I agree. I think Atom's rock for non-gaming, everyday machines.

Well about the quality factor, that is subjective and I would avoid getting drawn into it. But between a Intel HD iGP and a base discrete graphics card I would agree that the latter will provide you a smoother video decode performance [a lot depending on the format of the video].

And yes Intel HD series iGP's are bad, this is what had prompted Intel to make a revision in the iGP architecture when they released Ivy-Bridge. They had promised that gaming will be possible on a ultrabook but unfortunately AMD Trinity completely demolishes Intel here; the iGP is completely outclassed with over ~100% performance difference in certain scenarios, whilst the AMD CPU cannot compete head-to-head with Intel Ivy-Bridge in raw performance it is more than enough from the ultrabook form factor.

Please note AMD Trinity / Llano provide a longer battery life even with their iGPs' turned on.

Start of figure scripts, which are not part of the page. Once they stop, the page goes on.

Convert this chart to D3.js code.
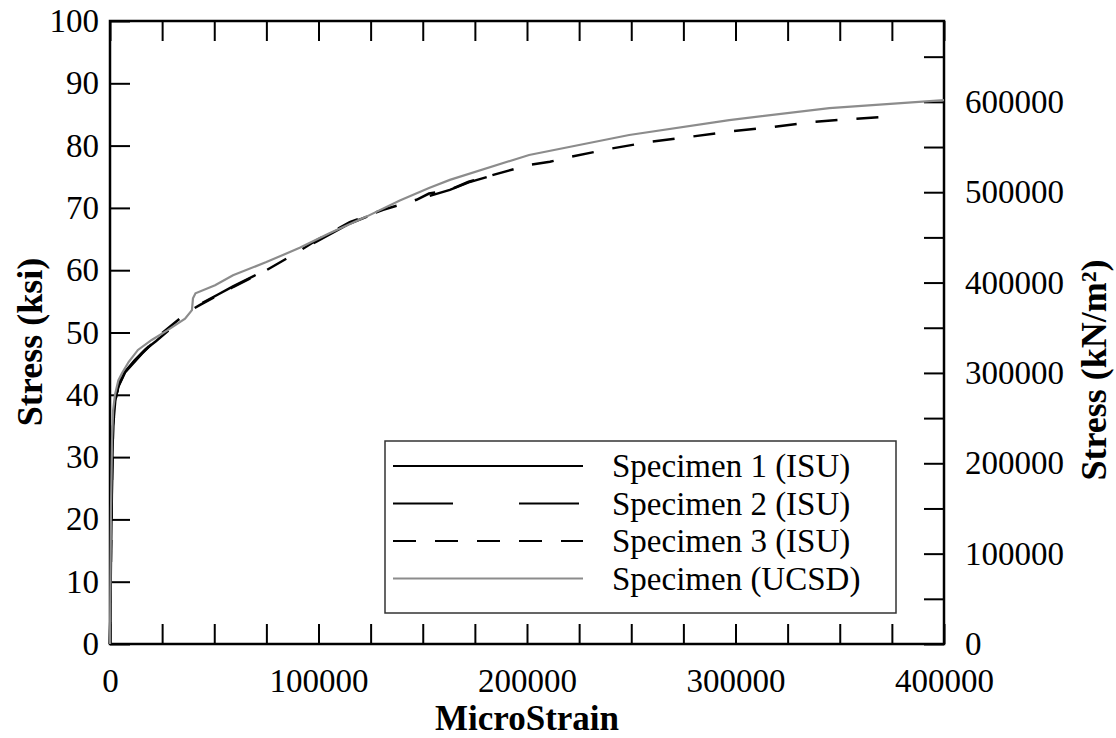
<!DOCTYPE html>
<html><head><meta charset="utf-8">
<script src="https://cdn.jsdelivr.net/npm/d3@7/dist/d3.min.js"></script>
<style>body{margin:0;background:#fff}svg{display:block}</style>
</head><body>
<svg id="c" width="1116" height="738"></svg>
<script>
// ---- data (strain in microstrain, stress in ksi) ----
const seriesNames = ["Specimen 1 (ISU)", "Specimen 2 (ISU)", "Specimen 3 (ISU)", "Specimen (UCSD)"];
const spec1Strain = [0, 500, 1000, 1500, 2500, 4000, 7200, 12000, 17000, 22000, 28000];
const spec1Stress = [0, 15, 28, 35, 39, 41.5, 43.7, 45.6, 47.3, 48.6, 50.3];
const spec2Strain = [0, 500, 1000, 1500, 2500, 4000, 7200, 15300, 25000, 37400, 43000, 51800, 59000, 75000, 88000, 99000, 115000, 131000, 147000, 163000, 172000, 201000];
const spec2Stress = [0, 14, 27, 34.5, 38.8, 41.3, 43.6, 46.6, 49.8, 53.2, 54.5, 56.1, 57.4, 60.1, 62.6, 64.6, 67.5, 69.6, 71.3, 72.9, 74.1, 76.9];
const spec3Strain = [0, 500, 1000, 1500, 2500, 4000, 7200, 15300, 25000, 37400, 43000, 51800, 59000, 75000, 88000, 99000, 115000, 131000, 147000, 153000, 163000, 172000, 201000, 211000, 221000, 240000, 259000, 278000, 298000, 318000, 337000, 357000, 371000];
const spec3Stress = [0, 15, 28, 35, 39, 41.5, 43.7, 46.7, 49.9, 53.3, 54.4, 56, 57.3, 60, 62.5, 64.8, 67.7, 69.7, 71.3, 72.3, 72.9, 74.2, 76.9, 77.4, 78.2, 79.5, 80.6, 81.4, 82.3, 83, 83.8, 84.3, 84.6];
const ucsdStrain = [0, 500, 1000, 1500, 2400, 4000, 5800, 9000, 13400, 20000, 27300, 36000, 39300, 39800, 41000, 50400, 59000, 75000, 91000, 105000, 123000, 139000, 153000, 163000, 201000, 249000, 297000, 345000, 400000];
const ucsdStress = [0, 22, 33, 37.5, 40, 42.3, 43.5, 45.3, 47.2, 48.8, 50.3, 52.2, 53.6, 55.5, 56.3, 57.6, 59.2, 61.3, 63.6, 65.9, 68.6, 71.2, 73.2, 74.5, 78.5, 81.7, 84.1, 86, 87.3];
const xTicks = [0, 100000, 200000, 300000, 400000];
const yTicksKsi = [0, 10, 20, 30, 40, 50, 60, 70, 80, 90, 100];
const yTicksKpa = [0, 100000, 200000, 300000, 400000, 500000, 600000];
const KSI_TO_KPA = 6894.757;

// ---- layout ----
const svg = d3.select("#c");
const L = 110, R = 944, T = 21, B = 644;
const x = d3.scaleLinear().domain([0, 400000]).range([L, R]);
const y = d3.scaleLinear().domain([0, 100]).range([B, T]);
const yR = d3.scaleLinear().domain([0, 100 * KSI_TO_KPA]).range([B, T]);
const font = "'Liberation Serif','Times New Roman',serif";
const fs = 33;
const fsTitle = 35;

function styleAxis(g) {
  g.select(".domain").remove();
  g.selectAll(".tick line").attr("stroke", "#000").attr("stroke-width", 2);
  g.selectAll("text").attr("font-family", font).attr("font-size", fs).attr("fill", "#000");
}

const xMinor = d3.range(0, 400001, 25000);
svg.append("g").attr("transform", `translate(0,${B})`)
  .call(d3.axisBottom(x).tickValues(xMinor).tickSizeInner(-20).tickSizeOuter(0).tickPadding(25)
    .tickFormat(d => xTicks.includes(d) ? String(d) : ""))
  .call(styleAxis);
svg.append("g").attr("transform", `translate(0,${T})`)
  .call(d3.axisTop(x).tickValues(xMinor).tickSizeInner(-20).tickSizeOuter(0).tickFormat(""))
  .call(styleAxis);
svg.append("g").attr("transform", `translate(${L},0)`)
  .call(d3.axisLeft(y).tickValues(yTicksKsi).tickSizeInner(-20).tickSizeOuter(0).tickPadding(11)
    .tickFormat(d3.format("d")))
  .call(styleAxis);
const yRMinor = d3.range(0, 650001, 50000);
svg.append("g").attr("transform", `translate(${R},0)`)
  .call(d3.axisRight(yR).tickValues(yRMinor).tickSizeInner(-20).tickSizeOuter(0).tickPadding(21)
    .tickFormat(d => yTicksKpa.includes(d) ? String(d) : ""))
  .call(styleAxis);

// frame
svg.append("rect").attr("x", L).attr("y", T).attr("width", R - L).attr("height", B - T)
  .attr("fill", "none").attr("stroke", "#000").attr("stroke-width", 2.5);

// lines
const line = d3.line().x(d => x(d[0])).y(d => y(d[1]));
const zip = (a, b) => a.map((v, i) => [v, b[i]]);
const series = [
  {data: zip(spec3Strain, spec3Stress), color: "#000", w: 2.5, dash: "22,19"},
  {data: zip(spec2Strain, spec2Stress), color: "#000", w: 2.5, dash: "60,66"},
  {data: zip(spec1Strain, spec1Stress), color: "#000", w: 2.5, dash: null},
  {data: zip(ucsdStrain, ucsdStress), color: "#8c8c8c", w: 2.2, dash: null}
];
series.forEach(s => {
  svg.append("path").attr("d", line(s.data)).attr("fill", "none")
    .attr("stroke", s.color).attr("stroke-width", s.w)
    .attr("stroke-dasharray", s.dash);
});

// legend
const lg = svg.append("g");
lg.append("rect").attr("x", 385).attr("y", 441).attr("width", 511).attr("height", 172)
  .attr("fill", "#fff").attr("stroke", "#333").attr("stroke-width", 1.5);
const legStyles = [
  {color: "#000", dash: null},
  {color: "#000", dash: "60,66"},
  {color: "#000", dash: "23,19"},
  {color: "#8c8c8c", dash: null}
];
seriesNames.forEach((n, i) => {
  const yy = 466 + i * 37.5;
  lg.append("line").attr("x1", 393).attr("x2", 583).attr("y1", yy).attr("y2", yy)
    .attr("stroke", legStyles[i].color).attr("stroke-width", 2.2)
    .attr("stroke-dasharray", legStyles[i].dash);
  lg.append("text").attr("x", 612).attr("y", yy + 11).text(n)
    .attr("font-family", font).attr("font-size", fs).attr("fill", "#000");
});

// titles
svg.append("text").attr("x", (L + R) / 2).attr("y", 730).attr("text-anchor", "middle")
  .attr("font-family", font).attr("font-size", fsTitle).attr("font-weight", "bold").text("MicroStrain");
svg.append("text").attr("transform", `translate(42,342) rotate(-90)`).attr("text-anchor", "middle")
  .attr("font-family", font).attr("font-size", fsTitle + 1).attr("font-weight", "bold").text("Stress (ksi)");
svg.append("text").attr("transform", `translate(1106,370) rotate(-90)`).attr("text-anchor", "middle")
  .attr("font-family", font).attr("font-size", fsTitle + 1).attr("font-weight", "bold").text("Stress (kN/m²)");
</script>
</body></html>
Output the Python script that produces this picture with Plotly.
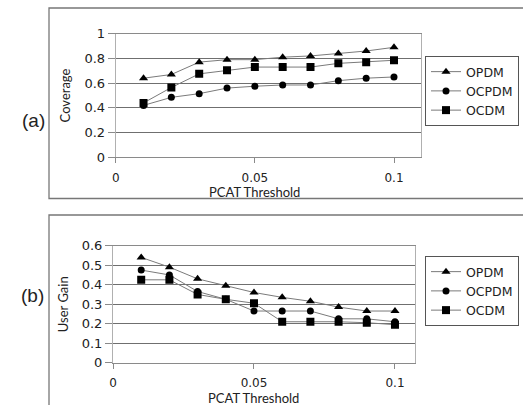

People consider that the AMD Brazos platform to be better than Intel's ATOM and AMD plans to overhaul the same with Brazos 2.0 which will be later be superseded by Samara.

Hop this helps, Cheerio!!
 
GPUs "offload" the cpu which results in a faster PC. Movies looking good depend on the screen you're viewing it on. A low-end laptop with a TN panel and low reso will make a 1080P movie ordinary however the same movie will look amazing on a 22/24" IPS LCD with high reso.
 
I Have a Pc Powered by a gtx 560 ti and another powered by I3 proccy ,Believe me you can't tell the diff between desktops using windows 7.Regarding videos ati has dynamic contrast,superwhite and other post proccesing features but usually its better to turn these off.I aklso had an ati 5770hd and it had no problem handling windows 7 aero even near full load even though i used many themes and lastly its the Screen more than gpu which creates the illusion.
 
What they tell is true - atleast the movie part of it. Old motherboard based graphic chips have all kinds of weirdo bugs in DXVA implementations. Any modern AMD (fusion or higher) or Intel (sandy/ivy i3/i5/i7) would be okay though.

Atoms are best avoided since they can't decode hd video properly.

Also if you have enough graphics horse power, you can use high quality renderers like madVR which look far better than the usual windows media player junk.
 
I dont think its true, at least not for the HD4000 series. Anandtech has said it comes close to replacing entry level dGPU for HTPC usage.